Foi lendo o trabalho dos dois que lembrei das festas da Achiropita que passei na cidade. Da aposta nos joguinhos de rua ingênuos (como o do porquinho da índia que valia prêmios singelos se entrasse na casa do número que você escolheu). Da rua cheia de bandeirinhas. Dos pães das padarias italianas da região.

E da cantina Roperto. O cabrito era pedida certa, mas por alguma razão eu gosto muito do filé com fritas "old school" de lá. Não tem papo de maturação, dry-aged ou wagyu. É o filé grande, no ponto. Aquele da vida toda, com sabor da infância. Pensei em ir ao Moraes, mas queria repetir o Roperto para ver se eu conseguia recuperar uma rua Treze de Maio da velha boemia, com uma malandragem pré-bandidagem, em que os perigos eram menores e mais charmosos.

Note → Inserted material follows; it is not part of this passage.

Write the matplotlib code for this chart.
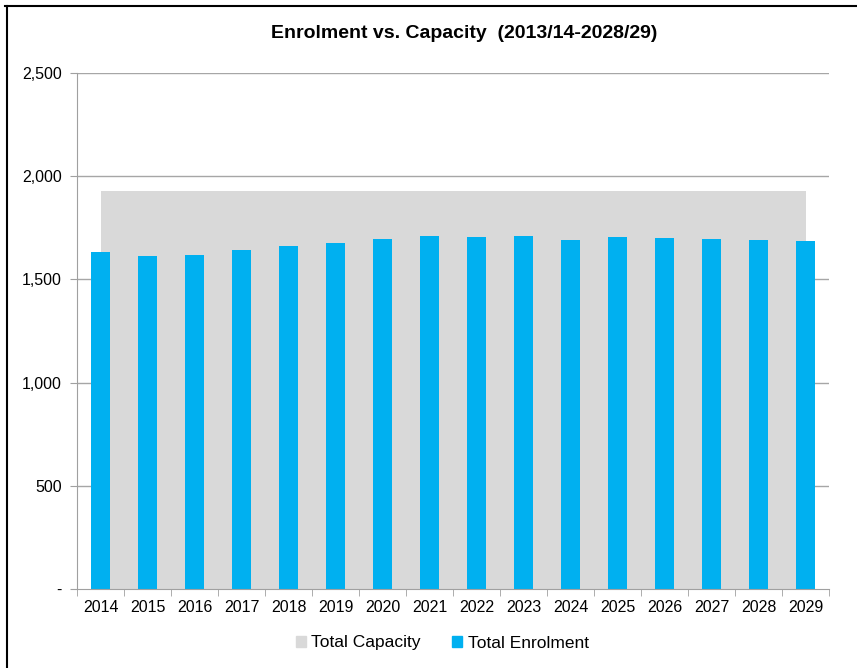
import matplotlib
matplotlib.use("Agg")
import matplotlib.pyplot as plt
from matplotlib.lines import Line2D
from matplotlib.patches import Patch
import numpy as np

years = ["2014", "2015", "2016", "2017", "2018", "2019", "2020", "2021",
         "2022", "2023", "2024", "2025", "2026", "2027", "2028", "2029"]
capacity = [1930] * 16
enrolment = [1631, 1612, 1617, 1641, 1660, 1675, 1694, 1709,
             1704, 1709, 1689, 1704, 1699, 1694, 1689, 1684]
yticks = [0, 500, 1000, 1500, 2000, 2500]
ytick_labels = ["-", "500", "1,000", "1,500", "2,000", "2,500"]

narrow = ["Liberation Sans Narrow", "Liberation Sans", "DejaVu Sans"]
fig = plt.figure(figsize=(8.57, 6.68), dpi=100)
ax = fig.add_axes([77/857, 1-589/668, (829-77)/857, (589-73)/668])

x = np.arange(len(years))
ax.fill_between(x, 0, capacity, color="#D9D9D9", linewidth=0, zorder=1)
ax.bar(x, enrolment, width=0.4, color="#00B0F0", zorder=2)

ax.set_xlim(-0.5, len(years) - 0.5)
ax.set_ylim(0, 2500)
ax.set_yticks(yticks)
ax.set_yticklabels(ytick_labels, fontfamily=narrow, fontsize=11.5)
ax.set_xticks(x)
ax.set_xticklabels(years, fontfamily=narrow, fontsize=11.5)
ax.set_xticks(np.arange(-0.5, len(years), 1), minor=True)
ax.tick_params(axis="x", which="major", length=0, pad=8)
ax.tick_params(axis="x", which="minor", length=5, color="#A0A0A0")
ax.tick_params(axis="y", length=5, color="#A0A0A0", pad=6)
for yv in yticks[1:]:
    ax.axhline(yv, color="#A6A6A6", linewidth=1, zorder=0)
for s in ["top", "right"]:
    ax.spines[s].set_visible(False)
ax.spines["left"].set_color("#A0A0A0")
ax.spines["bottom"].set_color("#A0A0A0")

fig.text(464/857, 1-33/668, "Enrolment vs. Capacity  (2013/14-2028/29)",
         ha="center", va="center", fontsize=14, fontweight="bold",
         fontfamily=["Liberation Sans", "DejaVu Sans"])

handles = [Patch(color="#D9D9D9", label="Total Capacity"),
           Patch(color="#00B0F0", label="Total Enrolment")]
fig.legend(handles=handles, loc="center", bbox_to_anchor=(442/857, 1-643/668),
           ncol=2, frameon=False, prop={"family": narrow, "size": 12.5},
           handlelength=0.6, handleheight=0.6, handletextpad=0.3, columnspacing=1.8)

fig.add_artist(Line2D([5/857, 1], [1-6/668, 1-6/668], color="black", linewidth=1.5))
fig.add_artist(Line2D([7/857, 7/857], [0, 1-6/668], color="black", linewidth=1.5))

fig.savefig("out.png", dpi=100)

Não me decepcionei. Há comidas que são reconfortantes, mas há também as zonas de conforto que são apenas a permanência de certas constantes, de saber que o que se gostava ainda está lá, vivo –que e ainda se gosta, mesmo frequentando tão pouco.

O mundo desmancha, mas o filé grande está sempre lá, com aquele gosto de chapeado (arroz de restaurante também tem um gosto único, impossível de reproduzir em casa), batatas grandes e bem executadas e um toque de limão por cima.

Sou do tipo que pede o prato esquisito nos cardápios. Sabe o sujeito que vai escolher a lasanha no restaurante japonês? Esse sou eu.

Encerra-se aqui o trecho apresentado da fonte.